The Michigan House of Representatives on Oct. 29 approved a Senate resolution that will allow the state to resume spending on the Common Core State Standards, ending a review of the standards that began earlier this year, the Associated Press reported. The Senate approved the resolution on Oct. 24. 

House members approved the Senate language on a voice vote, as did their colleagues in the upper chamber, meaning that there's no way to track who exactly voted yes and who voted no. The resolution does not require any further approval from Gov. Rick Snyder, a Republican, but if it did, it would almost certainly receive it, since Snyder is a vocal supporter of the common core. The resolution re-emphasizes the control local school districts maintain over curriculum and other decisions about what happens in classrooms.

Michigan is one of two states, along with Indiana, that have in some way hedged or initiated a review of the standards this year. Michigan GOP Rep. Tom McMillin at first introduced a bill to stop the standards in 2013, but when that bill failed to get traction, he changed his tactics and introduced the spending-freeze language into the state's budget. (Snyder did not have a line-item veto to eliminate this provision.) The resolution's passage means a defeat for McMillin and others in Michigan who testified at length against the standards late in the summer. 
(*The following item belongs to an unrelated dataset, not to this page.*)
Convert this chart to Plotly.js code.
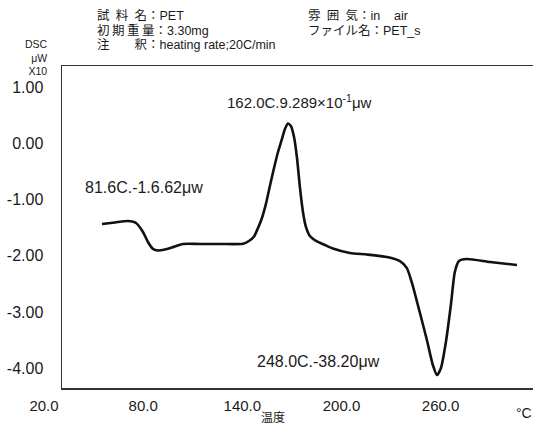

Speaking about the resolution for a separate story I'm working on, Michigan Board of Education President John Austin said: "The clarifications were more re-assertions of what the common core was and was not already."

Indiana's state school board still has to hold a vote on whether to essentially re-adopt the standards or adopt new ones—the state's relationship with the standards is complicated. A recent report from state legislators on the panel did not include an official recommendation to keep or drop the common core.